- _Work to do_
Retype, please, the listing from its opening line through the line that contains "import plotly.graph_objects as go", both included, without the pictures.

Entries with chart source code
○ ○ ○ ○ ○

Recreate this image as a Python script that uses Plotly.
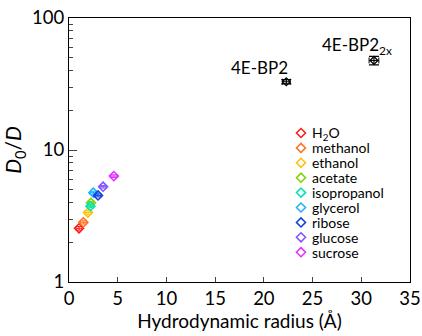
import plotly.graph_objects as go

names = ["H<sub>2</sub>O", "methanol", "ethanol", "acetate", "isopropanol",
         "glycerol", "ribose", "glucose", "sucrose"]
radius = [1.03, 1.47, 1.95, 2.25, 2.2, 2.5, 2.98, 3.5, 4.6]
ratio = [2.55, 2.83, 3.36, 3.98, 3.75, 4.75, 4.53, 5.27, 6.34]
radius_err = [0.3, 0.3, 0.3, 0.3, 0.3, 0.3, 0.3, 0.3, 0.3]
ratio_err = [0.08, 0.08, 0.1, 0.1, 0.1, 0.12, 0.12, 0.12, 0.15]
colors = ["#ff1a1a", "#ff7020", "#ffc000", "#80d000", "#00e6b0",
          "#1ab0ff", "#1040e0", "#8050ff", "#e030ff"]

prot_names = ["4E-BP2", "4E-BP2<sub>2x</sub>"]
prot_radius = [22.3, 31.3]
prot_ratio = [32.9, 47.7]
prot_radius_err = [0.4, 0.5]
prot_ratio_err = [1.2, 3.5]

# legend layout (pixel-like overlay axis)
legend_x = 301
legend_text_x = 311
legend_y0 = 133
legend_step = 14.9

font = "Lato, 'Open Sans', sans-serif"
fig = go.Figure()
for n, x, y, xe, ye, c in zip(names, radius, ratio, radius_err, ratio_err, colors):
    fig.add_trace(go.Scatter(
        x=[x], y=[y], mode="markers", name=n, showlegend=False,
        marker=dict(symbol="diamond-open", size=7, color=c, line=dict(width=1.5, color=c)),
        error_x=dict(type="data", array=[xe], color=c, thickness=1, width=2),
        error_y=dict(type="data", array=[ye], color=c, thickness=1, width=3),
    ))

fig.add_trace(go.Scatter(
    x=prot_radius, y=prot_ratio, mode="markers", showlegend=False,
    marker=dict(symbol="diamond-open", size=6, color="black", line=dict(width=1.3, color="black")),
    error_x=dict(type="data", array=prot_radius_err, color="black", thickness=1, width=3),
    error_y=dict(type="data", array=prot_ratio_err, color="black", thickness=1.2, width=5),
))

# manual legend
leg_y = [legend_y0 + i * legend_step for i in range(len(names))]
fig.add_trace(go.Scatter(
    x=[legend_x] * len(names), y=leg_y, xaxis="x2", yaxis="y2",
    mode="markers",
    marker=dict(symbol="diamond-open", size=7, color=colors, line=dict(width=1.5, color=colors)),
    showlegend=False, hoverinfo="skip", cliponaxis=False,
))
for n, yy in zip(names, leg_y):
    fig.add_annotation(x=legend_text_x, y=yy, xref="x2", yref="y2", text=n,
                       showarrow=False, xanchor="left", yanchor="middle", borderpad=0,
                       font=dict(size=14, color="black", family=font))

fig.add_annotation(x=prot_radius[0], y=1.517, xref="x", yref="y", text=prot_names[0],
                   showarrow=False, xshift=-27, yshift=14, font=dict(size=17, color="black", family=font))
fig.add_annotation(x=prot_radius[1], y=1.679, xref="x", yref="y", text=prot_names[1],
                   showarrow=False, xshift=-17, yshift=14, font=dict(size=17, color="black", family=font))

fig.update_layout(
    width=422, height=336,
    margin=dict(l=69, r=12, t=18, b=54),
    plot_bgcolor="white", paper_bgcolor="white",
    font=dict(family=font, size=19, color="black"),
    showlegend=False,
    xaxis=dict(range=[0, 35], dtick=5, ticks="inside", ticklen=5, tickwidth=1,
               showline=True, linecolor="black", linewidth=1.3, mirror=True,
               showgrid=False, zeroline=False, automargin=False,
               title=dict(text="Hydrodynamic radius (Å)", standoff=2, font=dict(size=19)),
               tickfont=dict(size=18.5)),
    yaxis=dict(type="log", range=[0, 2], dtick=1, ticks="inside", ticklen=8, tickwidth=1,
               showline=True, linecolor="black", linewidth=1.3, mirror=True,
               showgrid=False, zeroline=False, automargin=False,
               minor=dict(ticks="inside", ticklen=4, tickwidth=1, dtick="D1", showgrid=False),
               title=dict(text="<i>D</i><sub>0</sub>/<i>D</i>", standoff=4, font=dict(size=21)),
               tickfont=dict(size=18.5)),
    xaxis2=dict(range=[69, 410], overlaying="x", visible=False, fixedrange=True),
    yaxis2=dict(range=[282, 18], overlaying="y", visible=False, fixedrange=True),
)

fig.write_html("out.html")
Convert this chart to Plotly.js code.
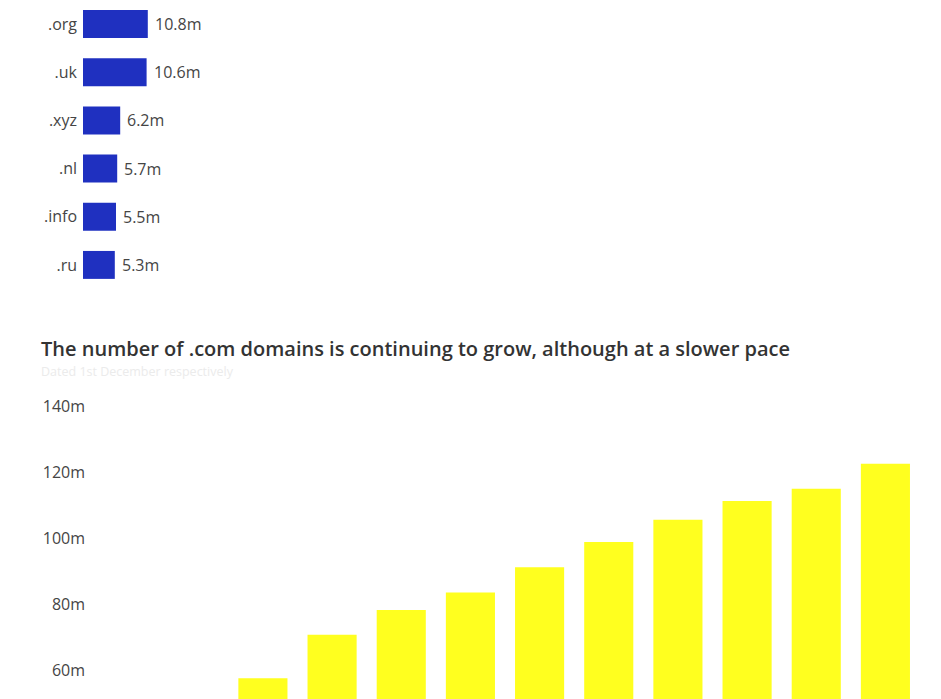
<!DOCTYPE html>
<html>
<head>
<meta charset="utf-8">
<script src="https://cdn.plot.ly/plotly-3.0.1.min.js"></script>
<style>
  html, body { margin: 0; padding: 0; background: #fff; }
  #chart { width: 941px; height: 699px; }
</style>
</head>
<body>
<div id="chart"></div>
<script>
// top chart: registrations per domain ending (visible rows only)
var tlds = ['.org', '.uk', '.xyz', '.nl', '.info', '.ru'];
var tldCounts = [10.8, 10.6, 6.2, 5.7, 5.5, 5.3];

// bottom chart: .com domains, 1st December of each year
var years = [2006, 2007, 2008, 2009, 2010, 2011, 2012, 2013, 2014, 2015];
var comCounts = [57.5, 70.7, 78.2, 83.5, 91.1, 98.8, 105.5, 111.2, 114.9, 122.5];
var comTicks = [60, 80, 100, 120, 140];

var tickFont = { family: 'Open Sans, sans-serif', size: 16, color: '#454545' };

var tldTrace = {
  type: 'bar',
  orientation: 'h',
  x: tldCounts,
  y: tlds,
  xaxis: 'x',
  yaxis: 'y',
  width: 0.58,
  marker: { color: '#1f30c0' },
  hoverinfo: 'none'
};

var comTrace = {
  type: 'bar',
  x: years,
  y: comCounts,
  xaxis: 'x2',
  yaxis: 'y2',
  width: 0.71,
  marker: { color: '#ffff1f' },
  hoverinfo: 'none'
};

// value labels next to the blue bars
var valueLabels = tldCounts.map(function (v, i) {
  return {
    xref: 'x', yref: 'y', x: v, y: tlds[i],
    xanchor: 'left', yanchor: 'middle', xshift: 5,
    showarrow: false,
    text: v.toFixed(1) + 'm',
    font: tickFont
  };
});

var layout = {
  width: 941,
  height: 699,
  margin: { l: 0, r: 0, t: 0, b: 0 },
  paper_bgcolor: '#fff',
  plot_bgcolor: '#fff',
  showlegend: false,
  xaxis: {
    domain: [83 / 941, 920 / 941],
    range: [0, 139.5],
    showgrid: false, zeroline: false, showticklabels: false, showline: false
  },
  yaxis: {
    domain: [1 - 289 / 699, 1],
    type: 'category',
    range: [5.5, -0.5],
    showgrid: false, zeroline: false, showline: false,
    ticks: '', tickfont: tickFont, ticklabelstandoff: 5
  },
  xaxis2: {
    anchor: 'y2',
    domain: [90 / 941, 920 / 941],
    range: [2003.5, 2015.5],
    showgrid: false, zeroline: false, showticklabels: false, showline: false
  },
  yaxis2: {
    anchor: 'x2',
    domain: [0, 301 / 699],
    range: [51.2, 142.4],
    tickmode: 'array',
    tickvals: comTicks,
    ticktext: comTicks.map(function (t) { return t + 'm'; }),
    showgrid: false, zeroline: false, showline: false,
    ticks: '', tickfont: tickFont, ticklabelstandoff: 4
  },
  annotations: valueLabels.concat([
    {
      xref: 'paper', yref: 'paper', x: 39 / 941, y: 1 - 348 / 699,
      xanchor: 'left', yanchor: 'middle', showarrow: false,
      text: 'The number of .com domains is continuing to grow, although at a slower pace',
      font: { family: 'Open Sans, sans-serif', size: 20, color: '#333333', weight: 600 }
    },
    {
      xref: 'paper', yref: 'paper', x: 39 / 941, y: 1 - 371 / 699,
      xanchor: 'left', yanchor: 'middle', showarrow: false,
      text: 'Dated 1st December respectively',
      font: { family: 'Open Sans, sans-serif', size: 12.5, color: '#ebebeb' }
    }
  ])
};

Plotly.newPlot('chart', [tldTrace, comTrace], layout, { displayModeBar: false, staticPlot: true });
</script>
</body>
</html>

○ ○ ○ ○ ○

- _Answer to the task_
Recreate this image as a Python script that uses Plotly.
import plotly.graph_objects as go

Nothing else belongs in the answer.